Préface de Pierrette (1840)

« L'auteur veut peindre le pays tout en peignant les hommes, raconter les plus beaux sites et les principales villes de la France aux étrangers, constater l'état des constructions anciennes et modernes au dix-neuvième siècle, expliquer les trois systèmes différents qui ont en cinquante ans donné une physionomie spéciale aux meubles, aux habitations. Grâce au soin qu'il a eu, peut-être saura-t-on en 1850, comment était le Paris de l'Empire.
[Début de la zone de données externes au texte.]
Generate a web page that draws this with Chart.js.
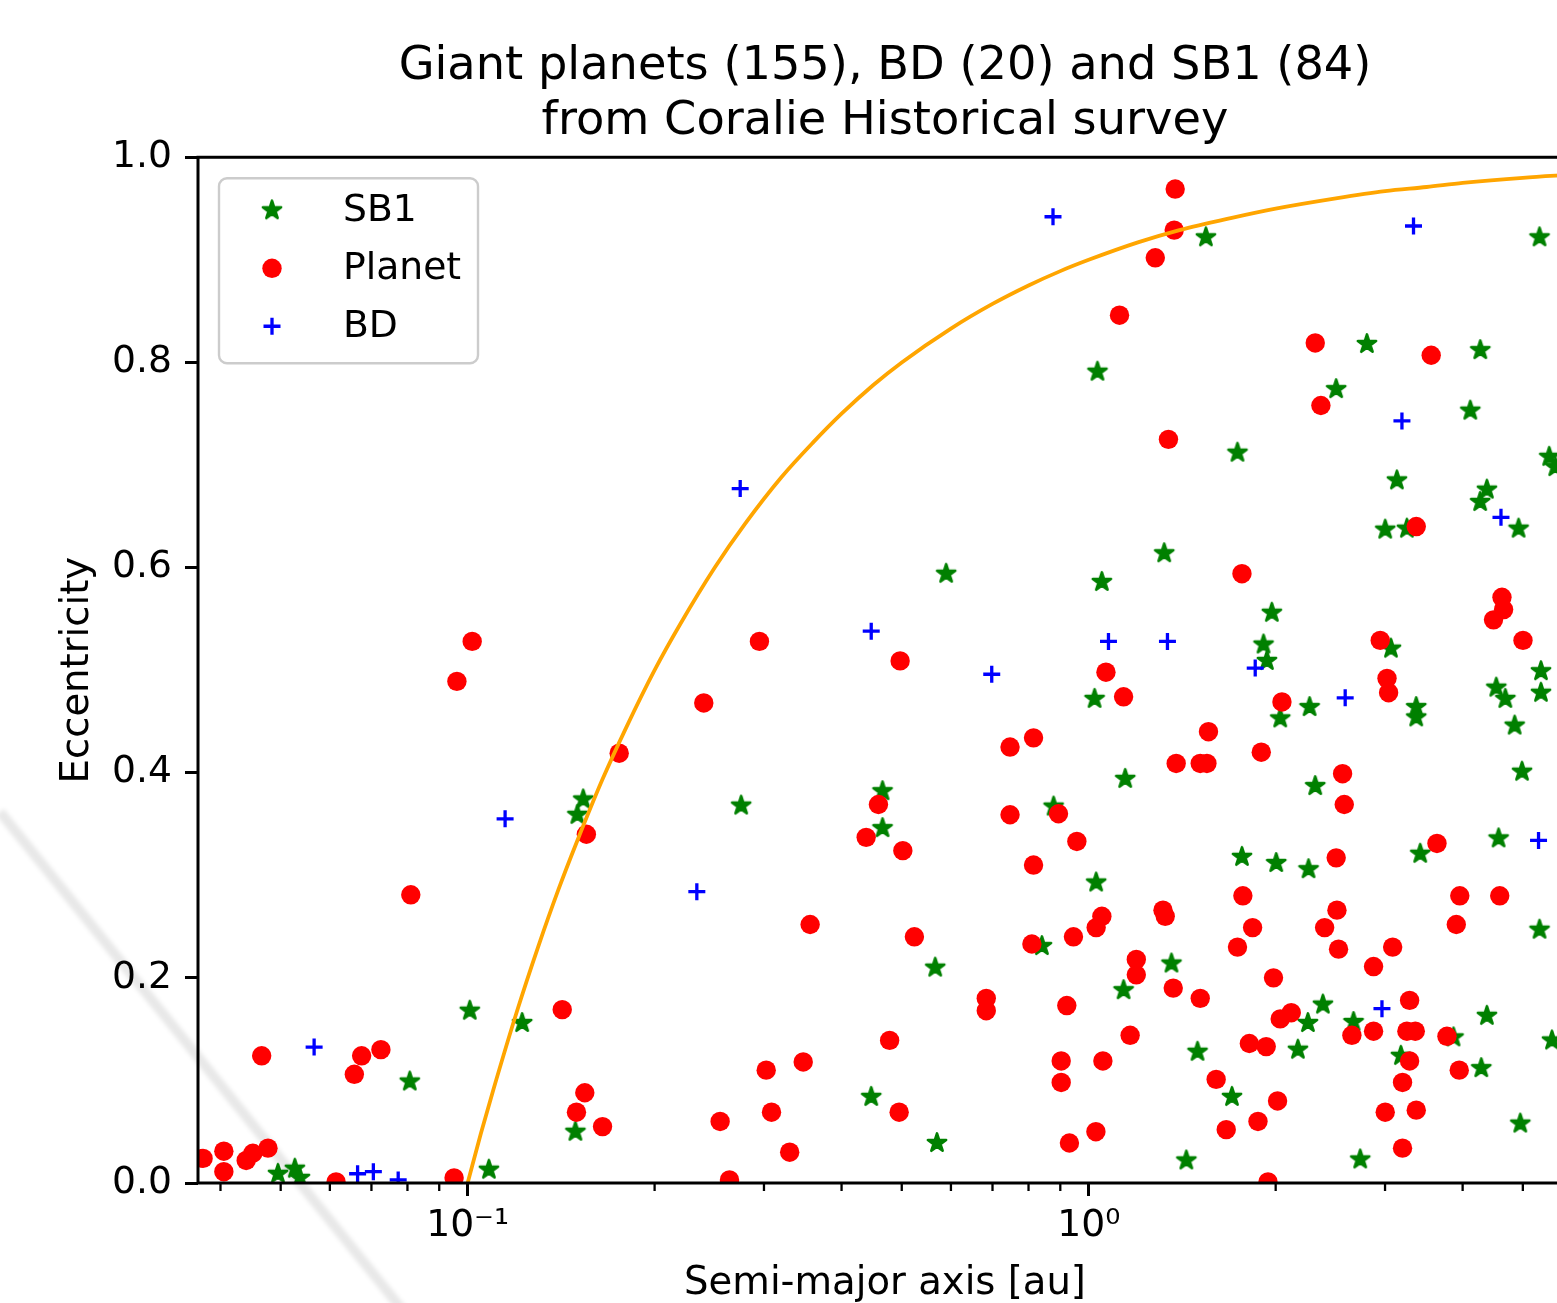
<!DOCTYPE html>
<html>
<head>
<meta charset="utf-8">
<title>Giant planets, BD and SB1 from Coralie Historical survey</title>
<script src="https://cdn.jsdelivr.net/npm/chart.js@4.4.1/dist/chart.umd.min.js"></script>
<style>
  html, body { margin: 0; padding: 0; background: #fff; overflow: hidden; }
  #wrap { position: absolute; left: 0; top: 0; width: 1600px; height: 1303px; }
</style>
</head>
<body>
<div id="wrap"><canvas id="chart" width="1600" height="1303"></canvas></div>
<script>
// ---- Semi-major axis [au] and eccentricity of each object ----
const planetA = [
  0.1017, 0.0961, 0.1553, 0.081, 0.142, 0.0466, 0.0675, 0.0725, 0.0657, 0.1544, 0.1497, 0.0375, 0.0405, 0.0405, 0.044, 0.0451, 0.0477, 0.0614, 0.0951,
  0.295, 0.497, 0.24, 0.1754, 0.4586, 0.4382, 0.502, 0.356, 0.524, 0.684, 0.684, 0.478, 0.3025, 0.347, 0.1649, 0.255, 0.3085, 0.4952, 0.33, 0.264,
  1.378, 1.373, 1.28, 1.121, 1.344, 2.316, 2.365, 3.56,
  1.066, 1.138, 0.747, 0.815, 1.383, 1.512, 1.55, 0.747, 0.894, 0.957,
  1.765, 2.047, 1.559, 1.896, 2.563, 2.579, 2.503,
  3.368, 4.628, 4.656, 4.485, 5.003, 2.947, 3.022, 3.04, 3.637,
  0.815, 1.317, 1.328, 1.05, 1.028, 0.81, 0.945, 1.193, 1.193, 1.368, 0.922, 1.166, 0.903, 0.903, 1.054, 1.027, 0.931,
  1.771, 1.836, 1.736, 2.51, 2.398, 2.525, 2.875, 3.086, 1.984, 1.512, 2.034, 2.119, 2.653, 2.875, 1.814, 1.931, 1.604, 2.014, 1.873, 1.665, 1.944,
  3.958, 4.59, 3.907, 3.286, 3.253, 3.356, 3.774, 3.286, 3.95, 3.201, 3.002, 3.368, 3.201
];
const planetE = [
  0.528, 0.489, 0.340, 0.281, 0.169, 0.124, 0.124, 0.130, 0.106, 0.088, 0.069, 0.024, 0.031, 0.011, 0.022, 0.029, 0.034, 0.001, 0.005,
  0.528, 0.509, 0.468, 0.419, 0.369, 0.337, 0.324, 0.252, 0.240, 0.180, 0.168, 0.139, 0.110, 0.118, 0.055, 0.060, 0.069, 0.069, 0.030, 0.003,
  0.969, 0.929, 0.902, 0.846, 0.725, 0.819, 0.758, 0.807,
  0.498, 0.474, 0.425, 0.434, 0.409, 0.409, 0.409, 0.359, 0.360, 0.333,
  0.594, 0.469, 0.440, 0.420, 0.399, 0.369, 0.317,
  0.640, 0.571, 0.559, 0.549, 0.529, 0.529, 0.492, 0.478, 0.331,
  0.310, 0.266, 0.260, 0.260, 0.249, 0.233, 0.240, 0.218, 0.203, 0.190, 0.173, 0.144, 0.119, 0.098, 0.119, 0.050, 0.039,
  0.280, 0.249, 0.230, 0.266, 0.249, 0.228, 0.211, 0.230, 0.200, 0.180, 0.160, 0.166, 0.144, 0.148, 0.136, 0.133, 0.101, 0.080, 0.060, 0.052, 0.001,
  0.280, 0.280, 0.252, 0.178, 0.148, 0.148, 0.143, 0.119, 0.110, 0.098, 0.069, 0.071, 0.034
];

const bdA = [0.876, 3.334, 0.2747, 3.194, 4.611, 0.4465, 1.076, 1.339, 0.698, 1.854, 2.588, 0.1149, 0.2339, 5.30, 0.0566, 2.966, 0.0665, 0.0705, 0.0773];
const bdE = [0.942, 0.933, 0.677, 0.743, 0.649, 0.538, 0.528, 0.528, 0.496, 0.502, 0.473, 0.355, 0.284, 0.334, 0.1325, 0.170, 0.009, 0.011, 0.003];

const sb1A = [
  0.1535, 0.1502, 0.1008, 0.1224, 0.0807, 0.1491, 0.0495, 0.0527, 0.0537, 0.1082,
  0.2757, 0.4656, 0.4656, 0.566, 0.4465, 0.5697, 0.5895,
  1.033, 1.544, 2.805, 2.503, 1.736, 5.32, 4.27, 4.115, 5.514, 5.64, 3.135, 4.377, 4.268,
  1.323, 1.05, 1.022, 1.145, 0.878,
  1.972, 1.912, 1.936, 2.034, 2.268, 2.316,
  4.922, 3.002, 3.253, 3.067, 5.348, 4.531, 4.686, 5.348, 3.368, 3.368, 4.851, 4.985, 4.57, 3.418, 1.765,
  1.028, 0.8407, 1.359, 1.138,
  2.004, 2.259, 2.254, 2.383, 2.669, 2.172, 1.497, 1.701, 1.436, 2.736,
  5.32, 4.377, 5.57, 3.867, 3.182, 4.286, 4.953
];
const sb1E = [
  0.374, 0.359, 0.168, 0.156, 0.099, 0.050, 0.009, 0.014, 0.005, 0.013,
  0.368, 0.382, 0.346, 0.210, 0.084, 0.039, 0.594,
  0.791, 0.922, 0.818, 0.774, 0.712, 0.922, 0.812, 0.753, 0.708, 0.698, 0.685, 0.676, 0.664,
  0.614, 0.586, 0.472, 0.394, 0.367,
  0.556, 0.525, 0.509, 0.453, 0.464, 0.387,
  0.638, 0.637, 0.638, 0.521, 0.499, 0.483, 0.472, 0.478, 0.464, 0.454, 0.446, 0.401, 0.336, 0.321, 0.318,
  0.293, 0.231, 0.214, 0.188,
  0.312, 0.306, 0.156, 0.174, 0.157, 0.130, 0.128, 0.084, 0.022, 0.023,
  0.247, 0.163, 0.139, 0.142, 0.124, 0.112, 0.058
];

// Boundary curve (periastron at 0.1 au), sampled points
const curveA = [0.1, 0.105, 0.11, 0.12, 0.13, 0.14, 0.15, 0.165, 0.18, 0.2, 0.22, 0.25, 0.28, 0.32, 0.36, 0.4, 0.45, 0.5, 0.6, 0.7, 0.8, 0.9, 1.0, 1.2, 1.4, 1.7, 2.0, 2.5, 3.0, 3.5, 4.0, 5.0, 6.0];
const curveE = [0, 0.048, 0.091, 0.167, 0.231, 0.286, 0.333, 0.394, 0.444, 0.5, 0.545, 0.6, 0.643, 0.688, 0.722, 0.75, 0.778, 0.8, 0.833, 0.857, 0.875, 0.889, 0.9, 0.917, 0.929, 0.941, 0.95, 0.96, 0.967, 0.971, 0.975, 0.98, 0.983];

// ---- Axis ticks ----
const xMin = 0.0368, xMax = 6.0;
const xTickValues = [0.04, 0.05, 0.06, 0.07, 0.08, 0.09, 0.1, 0.2, 0.3, 0.4, 0.5, 0.6, 0.7, 0.8, 0.9, 1, 2, 3, 4, 5, 6];
const xMajorTicks = [0.1, 1];
const xMajorLabels = ['10\u207B\u00B9', '10\u2070'];
const yTicks = [0, 0.2, 0.4, 0.6, 0.8, 1.0];
const yTickLabels = ['0.0', '0.2', '0.4', '0.6', '0.8', '1.0'];

const legendLabels = ['SB1', 'Planet', 'BD'];

// ---- Styling ----
const FONT = '"DejaVu Sans", "Liberation Sans", sans-serif';
const BASE = 37.7;
const LABEL = 38.6;
const TITLE = 46.3;
Chart.defaults.font.family = FONT;
Chart.defaults.color = '#000';

const toPoints = (xs, ys) => xs.map((v, i) => ({ x: v, y: ys[i] }));

// Filled five-pointed star marker
function makeStar(R, color) {
  const s = 28;
  const c = document.createElement('canvas');
  c.width = s; c.height = s;
  const g = c.getContext('2d');
  const cx = s / 2, cy = s / 2, r = R * 0.381966;
  g.beginPath();
  for (let i = 0; i < 10; i++) {
    const ang = -Math.PI / 2 + i * Math.PI / 5;
    const rad = i % 2 ? r : R;
    g.lineTo(cx + rad * Math.cos(ang), cy + rad * Math.sin(ang));
  }
  g.closePath();
  g.fillStyle = color;
  g.fill();
  g.lineJoin = 'round';
  g.lineWidth = 2.6;
  g.strokeStyle = color;
  g.stroke();
  return c;
}
const starMarker = makeStar(9.6, '#008000');

// Faint diagonal streak across the lower-left corner
const streak = {
  id: 'streak',
  beforeDraw(chart) {
    const ctx = chart.ctx;
    ctx.save();
    ctx.filter = 'blur(2px)';
    ctx.strokeStyle = 'rgba(0,0,0,0.09)';
    ctx.lineWidth = 10;
    ctx.beginPath();
    ctx.moveTo(0, 812);
    ctx.lineTo(404, 1312);
    ctx.stroke();
    ctx.restore();
  }
};

// Minor x ticks and the four axes spines
const frame = {
  id: 'frame',
  afterDatasetsDraw(chart) {
    const { ctx, chartArea: a, scales: { x } } = chart;
    ctx.save();
    ctx.strokeStyle = '#000';
    ctx.lineWidth = 2.3;
    xTickValues.forEach(v => {
      if (xMajorTicks.includes(v)) return;
      const px = x.getPixelForValue(v);
      if (px < a.left || px > a.right) return;
      ctx.beginPath();
      ctx.moveTo(px, a.bottom);
      ctx.lineTo(px, a.bottom + 8);
      ctx.stroke();
    });
    ctx.lineWidth = 3;
    ctx.strokeRect(a.left, a.top, a.right - a.left, a.bottom - a.top);
    ctx.restore();
  }
};

// Boxed legend inside the upper-left corner of the plot
const boxLegend = {
  id: 'boxLegend',
  afterDraw(chart) {
    const { ctx, chartArea: a } = chart;
    const bx = a.left + 21, by = a.top + 21, bw = 259, bh = 185;
    ctx.save();
    ctx.beginPath();
    ctx.roundRect(bx, by, bw, bh, 8);
    ctx.fillStyle = 'rgba(255,255,255,0.8)';
    ctx.fill();
    ctx.lineWidth = 2.4;
    ctx.strokeStyle = '#cccccc';
    ctx.stroke();

    const rows = [
      chart.data.datasets.find(d => d.label === 'SB1'),
      chart.data.datasets.find(d => d.label === 'Planet'),
      chart.data.datasets.find(d => d.label === 'BD')
    ];
    rows.forEach((ds, i) => {
      const cy = by + 32 + i * 58;
      const mx = bx + 53;
      ctx.fillStyle = ds.backgroundColor;
      ctx.strokeStyle = ds.borderColor;
      ctx.lineWidth = ds.borderWidth;
      Chart.helpers.drawPoint(ctx, {
        pointStyle: ds.pointStyle,
        radius: ds.pointRadius,
        borderWidth: ds.borderWidth,
        rotation: 0
      }, mx, cy);
      ctx.fillStyle = '#000';
      ctx.font = BASE + 'px ' + FONT;
      ctx.textBaseline = 'middle';
      ctx.textAlign = 'left';
      ctx.fillText(legendLabels[i], bx + 124, cy + 1);
    });
    ctx.restore();
  }
};

new Chart(document.getElementById('chart'), {
  type: 'scatter',
  data: {
    datasets: [
      {
        label: 'curve',
        data: toPoints(curveA, curveE),
        showLine: true,
        borderColor: '#ffa500',
        borderWidth: 3.8,
        pointRadius: 0,
        cubicInterpolationMode: 'monotone',
        clip: 0,
        order: 0
      },
      {
        label: 'BD',
        data: toPoints(bdA, bdE),
        pointStyle: 'cross',
        pointRadius: 8.5,
        borderColor: '#0000ff',
        backgroundColor: '#0000ff',
        borderWidth: 3.3,
        clip: 0,
        order: 1
      },
      {
        label: 'Planet',
        data: toPoints(planetA, planetE),
        pointStyle: 'circle',
        pointRadius: 9.7,
        backgroundColor: '#ff0000',
        borderColor: '#ff0000',
        borderWidth: 0,
        clip: 0,
        order: 2
      },
      {
        label: 'SB1',
        data: toPoints(sb1A, sb1E),
        pointStyle: starMarker,
        pointRadius: 11,
        backgroundColor: '#008000',
        borderColor: '#008000',
        borderWidth: 0,
        clip: 0,
        order: 3
      }
    ]
  },
  options: {
    responsive: false,
    devicePixelRatio: 1,
    animation: false,
    events: [],
    layout: { padding: { left: 0, right: 28, top: 0, bottom: 0 } },
    plugins: {
      legend: { display: false },
      tooltip: { enabled: false },
      title: {
        display: true,
        fullSize: false,
        text: ['Giant planets (155), BD (20) and SB1 (84)', 'from Coralie Historical survey'],
        font: { size: TITLE, weight: 'normal', family: FONT, lineHeight: 1.18 },
        color: '#000',
        padding: { top: 40, bottom: 8 }
      }
    },
    scales: {
      x: {
        type: 'logarithmic',
        min: xMin,
        max: xMax,
        bounds: 'data',
        afterBuildTicks: s => { s.ticks = xTickValues.map(v => ({ value: v })); },
        afterFit: s => { s.height = 120; },
        ticks: {
          autoSkip: false,
          maxRotation: 0,
          minRotation: 0,
          padding: 8,
          font: { size: BASE },
          color: '#000',
          callback: v => {
            const i = xMajorTicks.indexOf(v);
            return i >= 0 ? xMajorLabels[i] : '';
          }
        },
        grid: {
          drawOnChartArea: false,
          drawTicks: true,
          tickLength: 13,
          tickWidth: 3,
          tickColor: c => (c.tick && xMajorTicks.includes(c.tick.value)) ? '#000' : 'rgba(0,0,0,0)'
        },
        border: { display: false },
        title: {
          display: true,
          text: 'Semi-major axis [au]',
          font: { size: LABEL },
          color: '#000',
          padding: { top: 0, bottom: -4 }
        }
      },
      y: {
        type: 'linear',
        min: 0,
        max: 1,
        bounds: 'data',
        afterBuildTicks: s => { s.ticks = yTicks.map(v => ({ value: v })); },
        afterFit: s => { s.width = 198; },
        ticks: {
          padding: 13,
          font: { size: BASE },
          color: '#000',
          callback: v => yTickLabels[yTicks.indexOf(v)]
        },
        grid: {
          drawOnChartArea: false,
          drawTicks: true,
          tickLength: 13,
          tickWidth: 3,
          tickColor: '#000'
        },
        border: { display: false },
        title: {
          display: true,
          text: 'Eccentricity',
          font: { size: LABEL },
          color: '#000',
          padding: { top: 55, bottom: 0 }
        }
      }
    }
  },
  plugins: [streak, frame, boxLegend]
});
</script>
</body>
</html>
Par lui, les archéologues apprendront la situation du tourniquet Saint-Jean et l'état du quartier adjacent aujourd'hui complètement démoli. »
Préface d'Une fille d'Eve et Massimila Doni (1839)

 

Ou artiste ?

« La mission de l'art n'est pas de copier la nature mais de l'exprimer. »
Le Chef-d'oeuvre inconnu

« La littérature se sert du procédé qu'emploie la peinture, qui, pour faire une belle figure, prend les mains de tel modèle, le pied de tel autre, la poitrine de celui-ci, les épaules de celui-là.»
Préface du Cabinet des Antiques suivi de Gambara (1839)

« Au lieu de composer une histoire, il suffirait, pour obéir à certaines critiques de se constituer le sténographe de tous les tribunaux de France. Vous auriez alors le vrai dans sa pureté […] Vous n'en soutiendriez pas la lecture continue. »
Ibid.

Tout ceci ne veut pas dire que Balzac ne soit pas réaliste, mais il l'est plus et autrement que par l'enquête documentaire et la reproduction fidèle de la chose vue ou sue. Nous ne parlons pas de son côté visionnaire : Balzac n'est pas Hugo et s'en tient à l'horizon du monde, à l'exception de Séraphîta et de quelques textes mystiques. Il « transfigure » moins qu'on ne l'a dit, bien moins que Zola par exemple ; non plus que la philosophie secrète, liée au « système », qui pourrait bien être l'imaginaire métaphysique de l'oeuvre, et reste assez peu déterminante dans l'invention du récit et l'architecture de l'ensemble. Balzac est réaliste par son attention à tous les éléments de la civilisation matérielle et par leur intégration fonctionnelle au romanesque, par la mise en relation, du physique au moral, du social et de l'intime, du public et du privé. Il parvient à créer l'illusion du réel, c'est à dire à faire croire à une réalité du vrai, en le rendant fictionnellement possible.